There is no grittier competitor who hates losing more than the 27-year-old Australian, but by the end of this one hour 49-minute contest he was offering as much threat to Federer as a koala bear with a hangover. Hewitt has been plagued by injuries over the last three years and the latest, a hip problem, might leave him wondering how much longer he has left in the game. From the start of the third set Hewitt was clearly in discomfort.
The pity of it was that for 12 games Hewitt, moving freely, had matched Federer shot for shot in a classy demonstration of grass-court tennis. Some of the rallies were a delight, with both players striving to gain an advantage through the variety of their shots before going to the net for the kill.

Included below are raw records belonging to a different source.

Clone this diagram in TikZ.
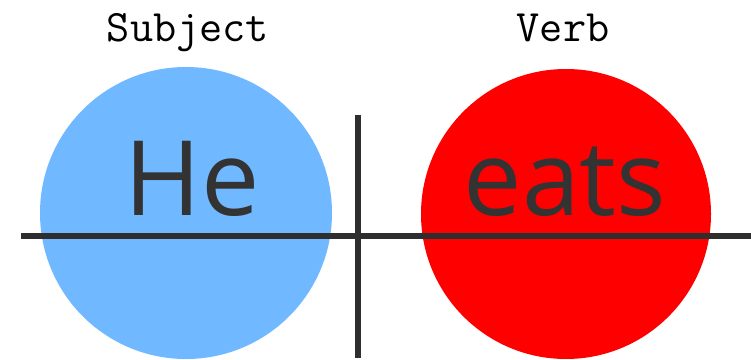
\documentclass[tikz,border=0pt]{standalone}
\usepackage{fontspec}
\newfontfamily\bigsans{Open Sans}
\definecolor{subjblue}{HTML}{70B8FF}
\definecolor{verbred}{HTML}{FF0000}
\definecolor{ink}{HTML}{333333}
\definecolor{rule}{HTML}{2E2E2E}
\tikzset{
  disc/.style={circle, inner sep=0pt, draw=none},
  word/.style={anchor=base, inner sep=0pt, text=ink, font=\bigsans\fontsize{104pt}{104pt}\selectfont},
  heading/.style={anchor=base, inner sep=0pt, text=black, font=\ttfamily\fontsize{45pt}{45pt}\selectfont},
  diagline/.style={draw=rule, line width=5.5pt}
}
\begin{document}
\begin{tikzpicture}[x=1pt,y=1pt]
\useasboundingbox (0,0) rectangle (751,359);
\node[disc, fill=subjblue, minimum size=292pt] (subjc) at (186,146) {};
\node[disc, fill=verbred, minimum size=290pt] (verbc) at (566,145) {};
\coordinate (hl) at (21,123);
\coordinate (hr) at (751,123);
\coordinate (vt) at (358,244);
\coordinate (vb) at (358,1);
\draw[diagline] (hl) -- (hr);
\draw[diagline] (vt) -- (vb);
\node[word] (he) at (192,144) {He};
\node[word] (eats) at (565,144) {eats};
\node[heading] (subj) at (188,317) {Subject};
\node[heading] (verb) at (563,317) {Verb};
\end{tikzpicture}
\end{document}
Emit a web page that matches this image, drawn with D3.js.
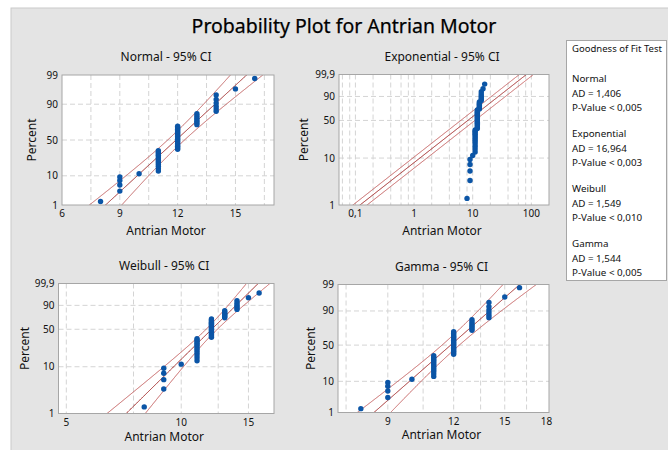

However, Hewitt never got the measure of Federer's serve. Because he does not bludgeon the ball with the power of a Roddick, the world No 1's serve can be under-rated, but what he lacks in brute force he more than makes up for with disguise, artistry and precision. Federer hit 21 aces. His length was impeccable and Hewitt rarely got to grips with his kick serves, which he often had to play at shoulder height. Hewitt had eight break points but failed to convert any of them.
If most of the first set was a feast, the tie-break was a dog's dinner. Federer won it 9-7 but only by dint of making fewer errors.
The Swiss immediately drove home his advantage, winning the first four games of the second set and going on to take the third with another early break. "I felt like I served well, especially when I had to," Federer said afterwards. Hewitt did not sound optimistic about the future. He is a player who needs to build his momentum through playing plenty of matches, but he said the hip injury had not been getting better and he had given little thought to the Olympics or US Open.
As for future Wimbledons, all Hewitt could offer was the "hope" that he would be back next year. By then there will be a further reason why he might consider his future. His wife, Bec Cartwright, the soap actress , who was watching from the sidelines, is expecting their second child.